Two powerful nations engaged in war, are almost sure, amidst the excitement of a struggle for life and death, to forget that any other nation has any rights whatever. Such was notoriously the case during the wars which the French and English waged upon each other, during the last years of the last, and the first years of the present century. They acted precisely as though there were no other powers in existence except themselves, and they never hesitated, when the neutrality of any nation stood between them and the execution of any project which they had in view for the annoyance of each other, to violate it on the instant. They did it, however, always at their own particular risk, and in every instance paid dearly for it in the end. Thus Bonaparte did not hesitate to march a corps of his army through the Prussian territory of Bareuth, when it lay between him and the grand army, he was concentrating around him, and England did not hesitate to violate the neutrality of the Porte when she suspected him of a design to take part against her. Both these acts were clearly unjustifiable, or justifiable only on that plea of the tyrant, necessity, which pushed home, may be made to sanctify any and every enormity that blackens the page of history. Upon these exceptional cases, or cases like them, the Yankees wish to found their new code of international law.--They will be apt to learn, we think, that public law is not founded upon violent acts done under peculiar circumstances, but upon column decisions recognized by all the civilized world.

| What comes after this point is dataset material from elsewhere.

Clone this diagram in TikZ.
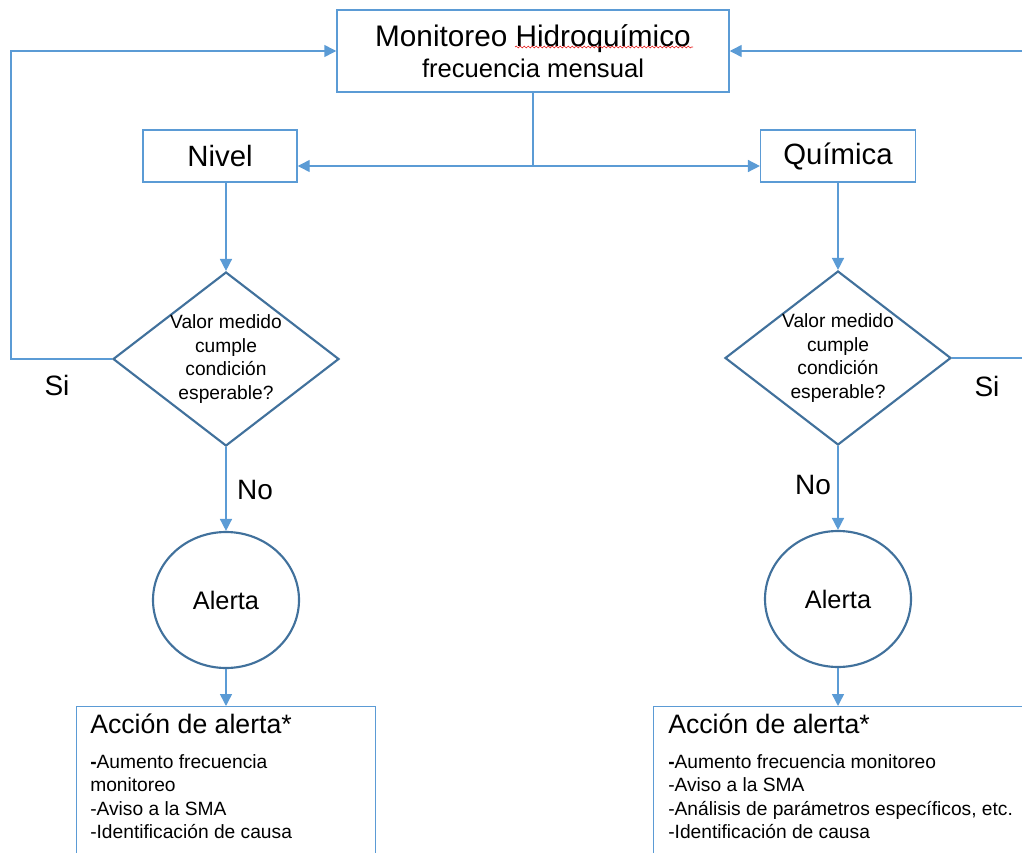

From all we can gather, England has acted with decision in the present emergency. She feels that she has been insulted, and she will listen to no argument until the insult be first atoned for. In the case of an individual, when he feels that an insult has been offered him, it is not usual for him, we believe, to enter into a discussion of the act conveying the insult, as to whether it really be an insult or no. It is sufficient for him that he feels it to be such. It must be disavowed, before he can take a single step, in the direction of conciliation. So, we take it, the case stands with nations. In the present instance the Yankee Government must first disavow the intention to insult, and prove its sincerity in such disavowal, by restoring Messrs. Mason and Slidell to the position they occupied when they were seized. It is galling to Yankee pride, no doubt, to do this, but it must be done.